The mortgage market is experiencing "strong upwards momentum" and gross lending may top £200bn for the first time in seven years in 2015, but there is little evidence of a housing boom developing, according to the Council of Mortgage Lenders (CML).
The recovery in the housing market is welcome but has come from a low base, it said, adding stretched household finances, regulation and expected increases in interest rates may see market activity "ease back of its own accord".
Years of historically-low interest rates and take-up of the government's Help to Buy scheme, which seeks to make more home loans available to borrowers with small deposits, have fuelled concerns of a property boom.
But, while the CML said its market forecasts for the next two years are positive, it does not foresee prolonged activity leading to an "unbridled" boom, particularly as transactions and real house prices remain well below pre-peak levels.
Bank of England governor Mark Carney said on Monday the Bank of England will act to prevent the market growing at "warp speed".
Concerning the Mortgage Market Review (MMR), which comes into force from next April and will place new obligations on lenders, the CML said it did not expect the "brakes to slam on" in the spring, though it anticipates "some wobbles" in the monthly pattern of lending figures at that time.
"The new affordability rules are designed to lean against the irrational exuberance that has characterised previous housing market booms, and we should expect them to help prevent a full-blown housing boom developing over time," the CML report read.

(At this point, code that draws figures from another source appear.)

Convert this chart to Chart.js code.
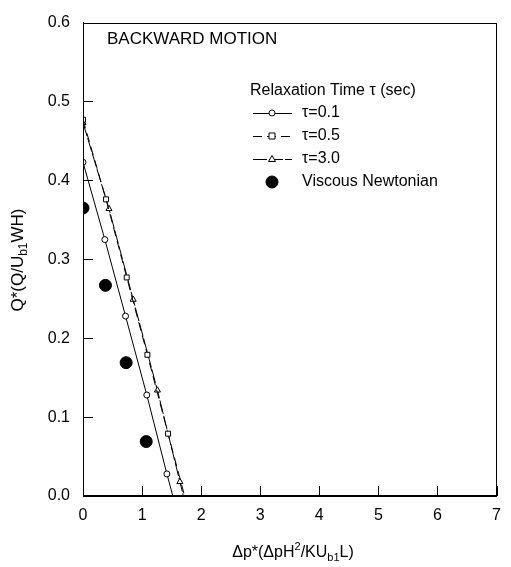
<!DOCTYPE html>
<html>
<head>
<meta charset="utf-8">
<script src="https://cdn.jsdelivr.net/npm/chart.js@4/dist/chart.umd.min.js"></script>
<style>
  html, body { margin: 0; padding: 0; background: #fff; }
</style>
</head>
<body>
<canvas id="grafico" width="511" height="567"></canvas>
<script>
// Relaxation time τ = 0.1 s
const xTau01 = [0, 0.37, 0.72, 1.08, 1.42, 1.52];
const yTau01 = [0.423, 0.325, 0.228, 0.128, 0.028, 0];
// τ = 0.5 s
const xTau05 = [0, 0.39, 0.74, 1.09, 1.44, 1.72];
const yTau05 = [0.477, 0.376, 0.277, 0.179, 0.079, 0];
// τ = 3.0 s
const xTau30 = [0, 0.44, 0.85, 1.26, 1.64, 1.70];
const yTau30 = [0.473, 0.364, 0.249, 0.134, 0.018, 0];
// viscous newtonian fluid
const xNewton = [0, 0.38, 0.73, 1.07];
const yNewton = [0.365, 0.267, 0.169, 0.069];

const xTicks = [0, 1, 2, 3, 4, 5, 6, 7];
const yTicks = [0, 0.1, 0.2, 0.3, 0.4, 0.5, 0.6];

const FUENTE = '"Liberation Sans", Arial, sans-serif';

function puntos(xs, ys) {
    return xs.map((v, i) => ({ x: v, y: ys[i] }));
}

// the last point of each line just marks where it hits the axis
function radios(n, r) {
    return Array.from({ length: n }, (_, i) => (i === n - 1 ? 0 : r));
}

function marcador(ctx, estilo, x, y) {
    ctx.save();
    ctx.lineWidth = 1;
    ctx.strokeStyle = '#000';
    ctx.fillStyle = estilo === 'dot' ? '#000' : '#fff';
    ctx.setLineDash([]);
    ctx.beginPath();
    if (estilo === 'circle') {
        ctx.arc(x, y, 3, 0, Math.PI * 2);
    } else if (estilo === 'rect') {
        ctx.rect(x - 3, y - 3, 6, 6);
    } else if (estilo === 'triangle') {
        ctx.moveTo(x, y - 3.5);
        ctx.lineTo(x + 3.5, y + 2.5);
        ctx.lineTo(x - 3.5, y + 2.5);
        ctx.closePath();
    } else {
        ctx.arc(x, y, 6, 0, Math.PI * 2);
    }
    ctx.fill();
    ctx.stroke();
    ctx.restore();
}

// text with sub/superscript pieces, centred on (x, y)
function textoCompuesto(ctx, partes, x, y, size) {
    const chica = Math.round(size * 0.68);
    let total = 0;
    partes.forEach(p => {
        ctx.font = (p.sub || p.sup ? chica : size) + 'px ' + FUENTE;
        p.w = ctx.measureText(p.t).width;
        total += p.w;
    });
    let cx = x - total / 2;
    ctx.textBaseline = 'middle';
    ctx.textAlign = 'left';
    partes.forEach(p => {
        ctx.font = (p.sub || p.sup ? chica : size) + 'px ' + FUENTE;
        let dy = 0;
        if (p.sub) dy = size * 0.32;
        if (p.sup) dy = -size * 0.38;
        ctx.fillText(p.t, cx, y + dy);
        cx += p.w;
    });
}

const leyenda = [
    { texto: 'τ=0.1', estilo: 'circle', dash: [] },
    { texto: 'τ=0.5', estilo: 'rect', dash: [9, 5] },
    { texto: 'τ=3.0', estilo: 'triangle', dash: [14, 2] },
    { texto: 'Viscous Newtonian', estilo: 'dot', dash: null }
];

const decoraciones = {
    id: 'decoraciones',
    afterDatasetsDraw(chart) {
        const { ctx, chartArea: a, scales: { x, y } } = chart;
        ctx.save();
        ctx.strokeStyle = '#000';
        ctx.fillStyle = '#000';
        ctx.lineWidth = 1;

        // frame
        ctx.strokeRect(Math.round(a.left) + 0.5, Math.round(a.top) + 0.5,
            Math.round(a.width) - 1, Math.round(a.height) - 1);

        // inward ticks
        ctx.beginPath();
        xTicks.forEach(v => {
            const px = Math.round(x.getPixelForValue(v)) + 0.5;
            ctx.moveTo(px, a.bottom);
            ctx.lineTo(px, a.bottom - 10);
        });
        yTicks.forEach(v => {
            const py = Math.round(y.getPixelForValue(v)) + 0.5;
            ctx.moveTo(a.left, py);
            ctx.lineTo(a.left + 10, py);
        });
        ctx.stroke();

        // panel label
        ctx.font = '17px ' + FUENTE;
        ctx.textAlign = 'left';
        ctx.textBaseline = 'middle';
        ctx.fillText('BACKWARD MOTION', 107, 39);

        // legend
        ctx.font = '16px ' + FUENTE;
        ctx.fillText('Relaxation Time τ (sec)', 250, 91);
        leyenda.forEach((item, i) => {
            const ly = 113 + i * 23;
            if (item.dash) {
                ctx.save();
                ctx.setLineDash(item.dash);
                ctx.beginPath();
                ctx.moveTo(253, ly + 0.5);
                ctx.lineTo(292, ly + 0.5);
                ctx.stroke();
                ctx.restore();
            }
            marcador(ctx, item.estilo, 272, ly);
            ctx.fillStyle = '#000';
            ctx.font = '16px ' + FUENTE;
            ctx.fillText(item.texto, 302, ly);
        });

        // axis titles
        textoCompuesto(ctx, [
            { t: 'Δp*(ΔpH' }, { t: '2', sup: true }, { t: '/KU' },
            { t: 'b1', sub: true }, { t: 'L)' }
        ], 293, 553, 16);

        ctx.save();
        ctx.translate(18, 260);
        ctx.rotate(-Math.PI / 2);
        textoCompuesto(ctx, [
            { t: 'Q*(Q/U' }, { t: 'b1', sub: true }, { t: 'WH)' }
        ], 0, 0, 17);
        ctx.restore();

        ctx.restore();
    }
};

const serie = (datos, estilo, dash, r) => ({
    data: datos,
    showLine: true,
    borderColor: '#000',
    borderWidth: 1,
    borderDash: dash,
    backgroundColor: '#fff',
    pointStyle: estilo,
    pointRadius: radios(datos.length, r),
    pointBorderColor: '#000',
    pointBackgroundColor: '#fff',
    pointBorderWidth: 1
});

new Chart(document.getElementById('grafico'), {
    type: 'scatter',
    data: {
        datasets: [
            serie(puntos(xTau01, yTau01), 'circle', [], 3),
            serie(puntos(xTau05, yTau05), 'rect', [9, 5], 3.5),
            serie(puntos(xTau30, yTau30), 'triangle', [14, 2], 3.5),
            {
                data: puntos(xNewton, yNewton),
                showLine: false,
                pointStyle: 'circle',
                pointRadius: 6,
                backgroundColor: '#000',
                borderColor: '#000'
            }
        ]
    },
    options: {
        responsive: false,
        animation: false,
        layout: { padding: { top: 15, right: 8, left: 0, bottom: 0 } },
        plugins: {
            legend: { display: false },
            tooltip: { enabled: false }
        },
        scales: {
            x: {
                type: 'linear',
                min: 0,
                max: 7,
                afterFit: s => { s.height = 71; },
                afterBuildTicks: s => { s.ticks = xTicks.map(v => ({ value: v })); },
                ticks: {
                    color: '#000',
                    font: { family: FUENTE, size: 16 },
                    padding: 10,
                    maxRotation: 0
                },
                grid: { drawOnChartArea: false, drawTicks: false },
                border: { color: '#000', width: 1 }
            },
            y: {
                min: 0,
                max: 0.6,
                afterFit: s => { s.width = 83; },
                afterBuildTicks: s => { s.ticks = yTicks.map(v => ({ value: v })); },
                ticks: {
                    color: '#000',
                    font: { family: FUENTE, size: 16 },
                    padding: 13,
                    callback: v => v.toFixed(1)
                },
                grid: { drawOnChartArea: false, drawTicks: false },
                border: { color: '#000', width: 1 }
            }
        }
    },
    plugins: [decoraciones]
});
</script>
</body>
</html>
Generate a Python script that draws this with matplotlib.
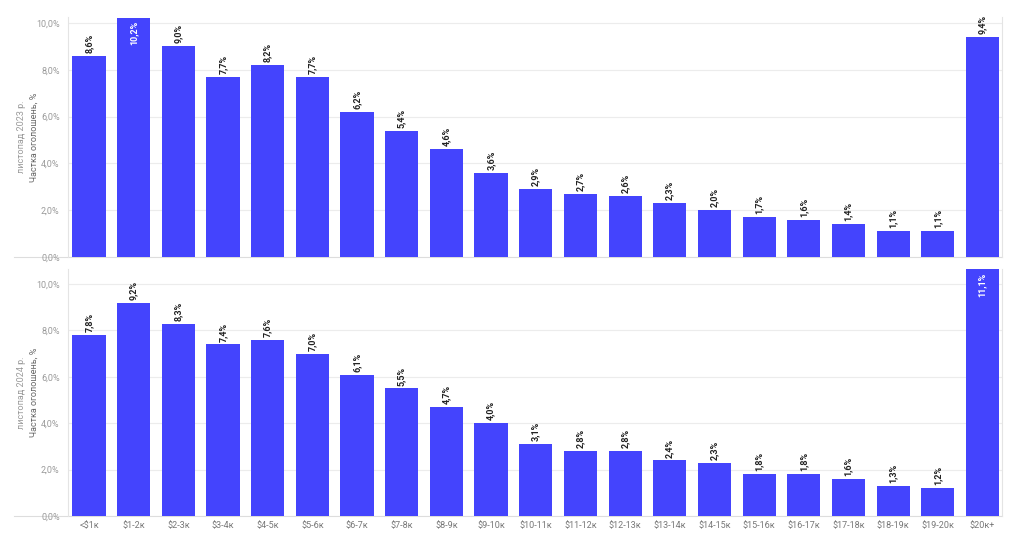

It said it had a "less alarmist" view of the Help to Buy mortgage guarantee scheme than some commentators, and challenged their assertion that it could prompt several hundred thousand transactions over the next three years.
"Our instincts are that sustainable volumes may be much lower, given that the overall financial position of households is unclear, and that CML research earlier this year illustrated that the scheme would not represent a panacea for borrowers," it said.